**Information shown**
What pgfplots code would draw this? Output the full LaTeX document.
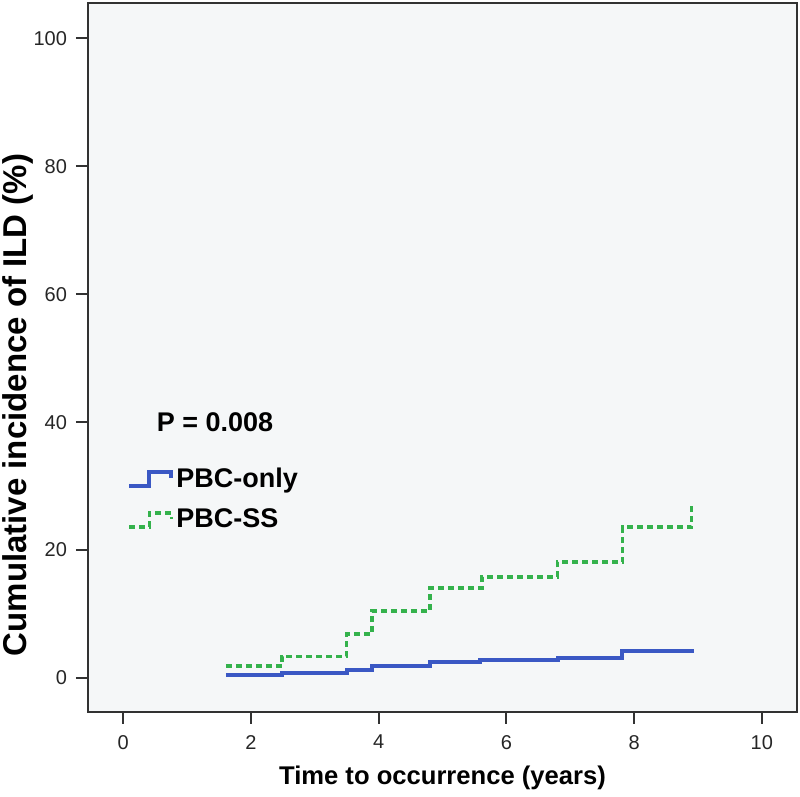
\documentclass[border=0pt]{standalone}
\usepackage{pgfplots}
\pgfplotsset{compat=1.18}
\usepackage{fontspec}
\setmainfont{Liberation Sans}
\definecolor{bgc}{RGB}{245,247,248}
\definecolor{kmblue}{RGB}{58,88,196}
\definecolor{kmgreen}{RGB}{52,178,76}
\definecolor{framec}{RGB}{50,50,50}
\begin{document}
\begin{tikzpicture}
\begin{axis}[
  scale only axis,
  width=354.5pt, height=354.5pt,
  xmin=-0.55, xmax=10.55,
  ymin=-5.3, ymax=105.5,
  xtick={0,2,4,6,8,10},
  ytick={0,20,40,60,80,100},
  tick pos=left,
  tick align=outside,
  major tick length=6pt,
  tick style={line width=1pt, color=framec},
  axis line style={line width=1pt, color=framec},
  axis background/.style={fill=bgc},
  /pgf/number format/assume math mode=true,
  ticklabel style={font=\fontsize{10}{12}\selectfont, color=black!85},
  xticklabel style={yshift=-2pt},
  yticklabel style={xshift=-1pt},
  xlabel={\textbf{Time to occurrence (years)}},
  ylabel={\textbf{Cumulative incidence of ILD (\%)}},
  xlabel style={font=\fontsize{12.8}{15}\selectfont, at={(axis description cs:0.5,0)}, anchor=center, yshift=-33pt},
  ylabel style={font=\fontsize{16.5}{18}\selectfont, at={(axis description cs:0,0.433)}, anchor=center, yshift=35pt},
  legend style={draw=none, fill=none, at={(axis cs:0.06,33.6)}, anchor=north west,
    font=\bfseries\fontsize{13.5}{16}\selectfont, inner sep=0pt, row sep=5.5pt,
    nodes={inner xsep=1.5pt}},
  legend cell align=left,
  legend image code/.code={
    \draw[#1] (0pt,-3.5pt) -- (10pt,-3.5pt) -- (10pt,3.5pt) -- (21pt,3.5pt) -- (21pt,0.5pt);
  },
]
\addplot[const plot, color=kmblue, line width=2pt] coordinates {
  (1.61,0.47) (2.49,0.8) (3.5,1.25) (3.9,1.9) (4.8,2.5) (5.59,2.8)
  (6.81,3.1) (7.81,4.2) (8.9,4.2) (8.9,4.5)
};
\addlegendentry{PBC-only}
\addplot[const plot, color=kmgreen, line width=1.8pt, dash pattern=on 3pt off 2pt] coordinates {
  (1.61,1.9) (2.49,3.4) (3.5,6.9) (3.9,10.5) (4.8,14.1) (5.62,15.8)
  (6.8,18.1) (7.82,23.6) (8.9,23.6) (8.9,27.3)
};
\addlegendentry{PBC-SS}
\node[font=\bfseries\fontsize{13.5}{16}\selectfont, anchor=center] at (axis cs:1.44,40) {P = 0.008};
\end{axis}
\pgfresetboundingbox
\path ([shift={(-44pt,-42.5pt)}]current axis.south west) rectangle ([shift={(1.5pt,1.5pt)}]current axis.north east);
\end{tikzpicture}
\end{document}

**Task goal**
Working from the material above, transcribe it exactly while omitting pictures.

**Answer**
What pgfplots code would draw this? Output the full LaTeX document.
\documentclass[border=0pt]{standalone}
\usepackage{pgfplots}
\pgfplotsset{compat=1.18}
\usepackage{fontspec}
\setmainfont{Liberation Sans}
\definecolor{bgc}{RGB}{245,247,248}
\definecolor{kmblue}{RGB}{58,88,196}
\definecolor{kmgreen}{RGB}{52,178,76}
\definecolor{framec}{RGB}{50,50,50}
\begin{document}
\begin{tikzpicture}
\begin{axis}[
  scale only axis,
  width=354.5pt, height=354.5pt,
  xmin=-0.55, xmax=10.55,
  ymin=-5.3, ymax=105.5,
  xtick={0,2,4,6,8,10},
  ytick={0,20,40,60,80,100},
  tick pos=left,
  tick align=outside,
  major tick length=6pt,
  tick style={line width=1pt, color=framec},
  axis line style={line width=1pt, color=framec},
  axis background/.style={fill=bgc},
  /pgf/number format/assume math mode=true,
  ticklabel style={font=\fontsize{10}{12}\selectfont, color=black!85},
  xticklabel style={yshift=-2pt},
  yticklabel style={xshift=-1pt},
  xlabel={\textbf{Time to occurrence (years)}},
  ylabel={\textbf{Cumulative incidence of ILD (\%)}},
  xlabel style={font=\fontsize{12.8}{15}\selectfont, at={(axis description cs:0.5,0)}, anchor=center, yshift=-33pt},
  ylabel style={font=\fontsize{16.5}{18}\selectfont, at={(axis description cs:0,0.433)}, anchor=center, yshift=35pt},
  legend style={draw=none, fill=none, at={(axis cs:0.06,33.6)}, anchor=north west,
    font=\bfseries\fontsize{13.5}{16}\selectfont, inner sep=0pt, row sep=5.5pt,
    nodes={inner xsep=1.5pt}},
  legend cell align=left,
  legend image code/.code={
    \draw[#1] (0pt,-3.5pt) -- (10pt,-3.5pt) -- (10pt,3.5pt) -- (21pt,3.5pt) -- (21pt,0.5pt);
  },
]
\addplot[const plot, color=kmblue, line width=2pt] coordinates {
  (1.61,0.47) (2.49,0.8) (3.5,1.25) (3.9,1.9) (4.8,2.5) (5.59,2.8)
  (6.81,3.1) (7.81,4.2) (8.9,4.2) (8.9,4.5)
};
\addlegendentry{PBC-only}
\addplot[const plot, color=kmgreen, line width=1.8pt, dash pattern=on 3pt off 2pt] coordinates {
  (1.61,1.9) (2.49,3.4) (3.5,6.9) (3.9,10.5) (4.8,14.1) (5.62,15.8)
  (6.8,18.1) (7.82,23.6) (8.9,23.6) (8.9,27.3)
};
\addlegendentry{PBC-SS}
\node[font=\bfseries\fontsize{13.5}{16}\selectfont, anchor=center] at (axis cs:1.44,40) {P = 0.008};
\end{axis}
\pgfresetboundingbox
\path ([shift={(-44pt,-42.5pt)}]current axis.south west) rectangle ([shift={(1.5pt,1.5pt)}]current axis.north east);
\end{tikzpicture}
\end{document}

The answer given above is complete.